The classroom itself is an irrational compromise: Education is a solitary activity pursued socially for economies of scale. That artificial construct makes the teacher more alike to a bus driver than to the driver of a car: There are fewer direct opportunities for each kid to weigh the probity of the boss, and many more opportunities for the boss to bellow out generic compliance displays. Works great, don’t it?

ThriversEd aims to cure all this. How? Usus est magister optimus. Almost everyone is bad at leadership because almost no one has any practice at it – not practice based in an actual understanding of how people really work.
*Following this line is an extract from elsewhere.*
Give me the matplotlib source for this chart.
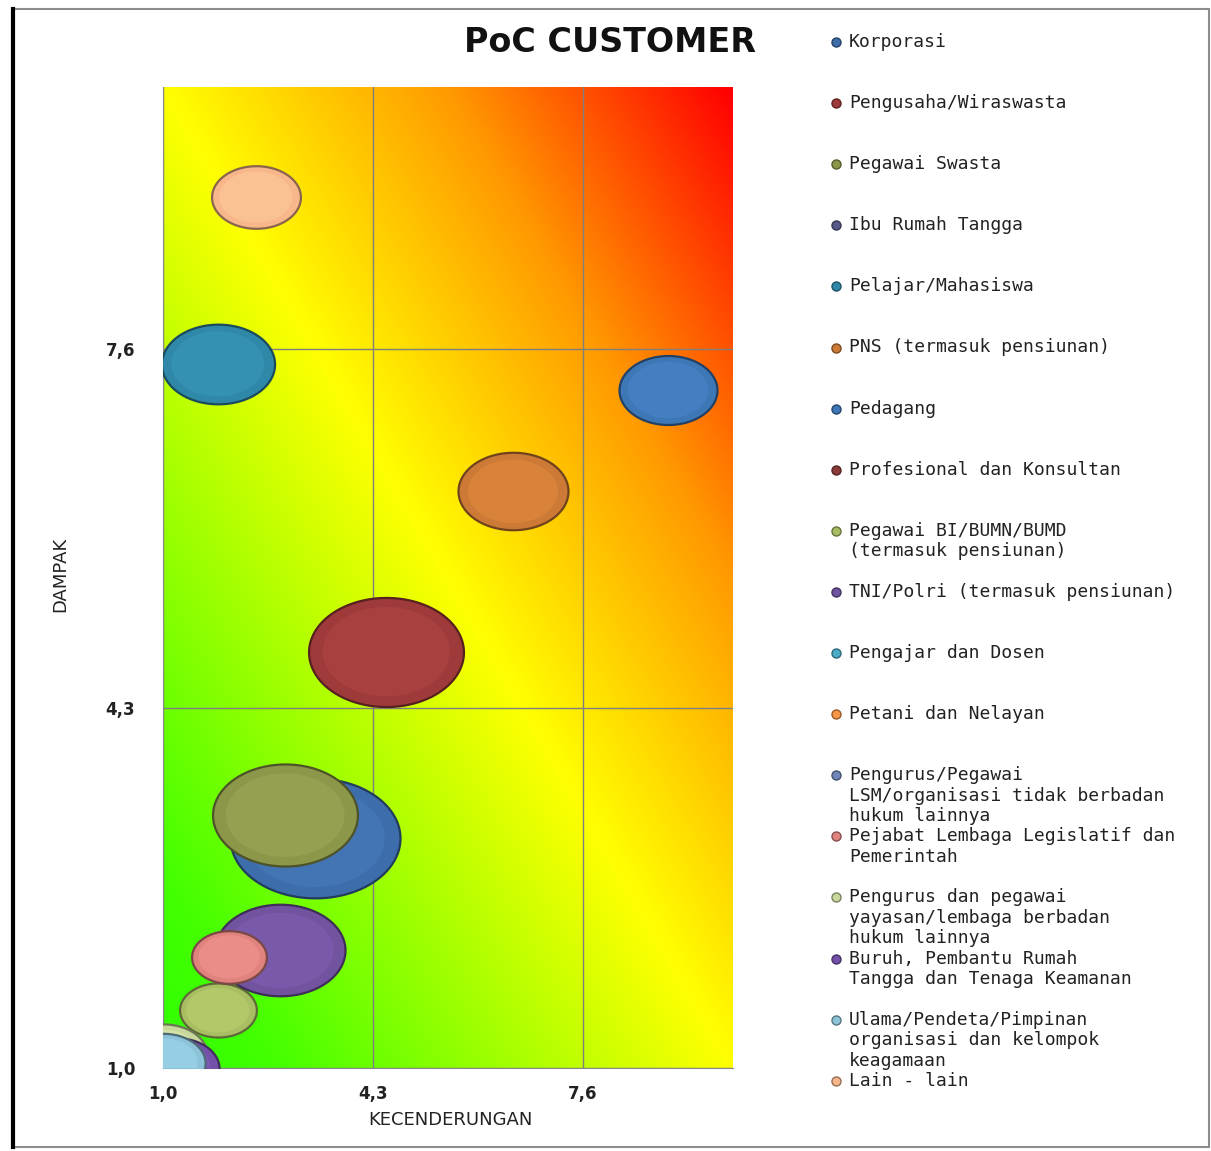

That’s the purpose of The Dutch Uncle Game, to give children regular practice exercising appropriate authority – authority universally regarded as being appropriate by ongoing unanimous consent.

Go back and look at the rules: Consent is negotiated, not assumed, and escape is never blocked. That’s a mutually-voluntary polity, even if it’s a polis consisting of one putatively-unreliable Dutch Uncle. He blew it today. The PEAK evaluations – reciprocal accountability – will tell him where he went wrong. In consequence, he’ll do better next time.

All of ThriversEd is built to cultivate reliability with reliability: You perform reliably, you evaluate reliably and you lead and follow reliably – all the time.

The maturation of every organism emerges from the inside out and the bottom up and in no other way – no matter how much easier and more propitious it might seem to pretend otherwise.

Children grow into adult roles by taking on and experiencing gradually-increasing adult responsibilities. That’s what the salty old goat is doing in the dutch uncle movies: He’s letting the kid grow up, where his patronizing mammy insists on infantilizing him. ThriversEd accelerates the cultivation of adult reliability by focused, consistent practice.

We’re not cultivating heartless poindexters or mindless schmoozers. That’s all we get now, but that’s just because we’ve been going at this wrong. ThriversEd cultivates adult reliability by continuously cultivating adult reliability.

And thats’s what we’re schooling our children for.